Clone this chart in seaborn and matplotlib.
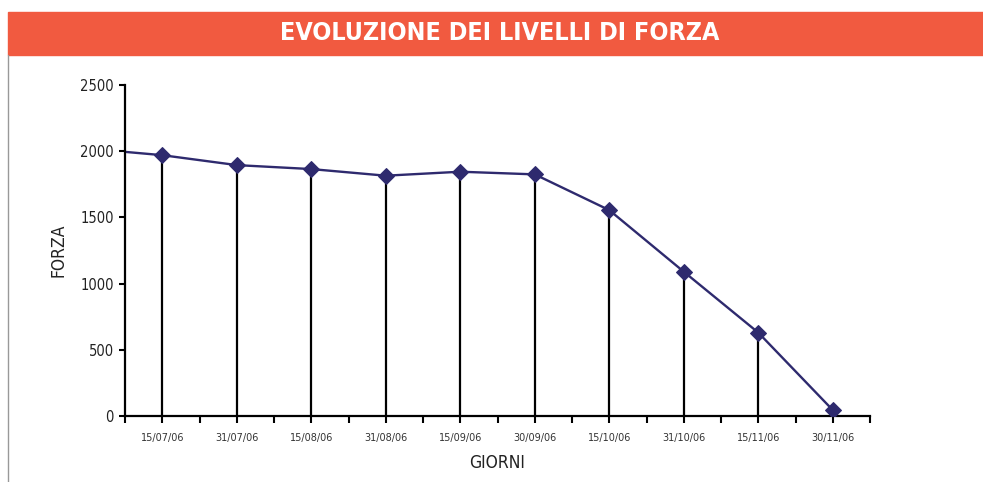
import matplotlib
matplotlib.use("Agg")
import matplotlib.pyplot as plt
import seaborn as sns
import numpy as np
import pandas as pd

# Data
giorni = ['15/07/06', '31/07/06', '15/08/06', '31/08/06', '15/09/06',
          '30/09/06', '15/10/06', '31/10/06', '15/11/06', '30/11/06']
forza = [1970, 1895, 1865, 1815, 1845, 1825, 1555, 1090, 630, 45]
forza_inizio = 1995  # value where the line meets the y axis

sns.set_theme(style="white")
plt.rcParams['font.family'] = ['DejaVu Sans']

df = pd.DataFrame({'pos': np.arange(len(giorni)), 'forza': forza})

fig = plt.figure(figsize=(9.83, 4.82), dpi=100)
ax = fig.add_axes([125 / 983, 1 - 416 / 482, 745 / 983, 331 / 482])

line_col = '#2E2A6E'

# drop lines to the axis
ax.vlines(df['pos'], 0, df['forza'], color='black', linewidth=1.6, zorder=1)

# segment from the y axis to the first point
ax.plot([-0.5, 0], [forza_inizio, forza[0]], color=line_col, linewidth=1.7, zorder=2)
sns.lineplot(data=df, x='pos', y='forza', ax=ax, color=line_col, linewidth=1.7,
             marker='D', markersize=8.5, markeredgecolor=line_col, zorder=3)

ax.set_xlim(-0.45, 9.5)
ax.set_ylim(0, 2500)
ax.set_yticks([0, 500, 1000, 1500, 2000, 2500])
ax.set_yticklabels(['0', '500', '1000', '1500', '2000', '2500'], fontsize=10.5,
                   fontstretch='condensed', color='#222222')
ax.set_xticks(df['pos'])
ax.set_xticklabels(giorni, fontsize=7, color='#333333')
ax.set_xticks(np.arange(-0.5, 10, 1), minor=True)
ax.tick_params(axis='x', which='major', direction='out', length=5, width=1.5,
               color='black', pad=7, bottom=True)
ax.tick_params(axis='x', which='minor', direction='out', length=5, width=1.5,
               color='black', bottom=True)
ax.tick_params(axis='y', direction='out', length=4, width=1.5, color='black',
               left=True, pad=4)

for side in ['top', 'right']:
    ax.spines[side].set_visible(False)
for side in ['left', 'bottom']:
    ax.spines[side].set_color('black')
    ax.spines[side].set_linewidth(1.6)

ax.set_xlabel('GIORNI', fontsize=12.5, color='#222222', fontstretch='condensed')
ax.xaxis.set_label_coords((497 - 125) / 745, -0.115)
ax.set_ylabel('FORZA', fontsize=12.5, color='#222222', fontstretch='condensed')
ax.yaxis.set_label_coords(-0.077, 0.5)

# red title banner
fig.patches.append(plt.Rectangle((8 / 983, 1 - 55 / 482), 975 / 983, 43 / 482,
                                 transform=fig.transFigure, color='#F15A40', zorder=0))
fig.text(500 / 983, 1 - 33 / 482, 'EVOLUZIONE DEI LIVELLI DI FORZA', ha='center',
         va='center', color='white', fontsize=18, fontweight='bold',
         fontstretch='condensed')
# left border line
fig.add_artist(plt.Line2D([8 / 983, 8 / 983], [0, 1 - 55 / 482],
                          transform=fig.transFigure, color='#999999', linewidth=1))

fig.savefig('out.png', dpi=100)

**INSTRUCTIONS FOR THE TASK:** Your task is to reproduce exactly the lines from the start of the data above through the line containing "import pandas as pd", leaving every picture out.

**SOLUTION TO THIS TASK:**
Clone this chart in seaborn and matplotlib.
import matplotlib
matplotlib.use("Agg")
import matplotlib.pyplot as plt
import seaborn as sns
import numpy as np
import pandas as pd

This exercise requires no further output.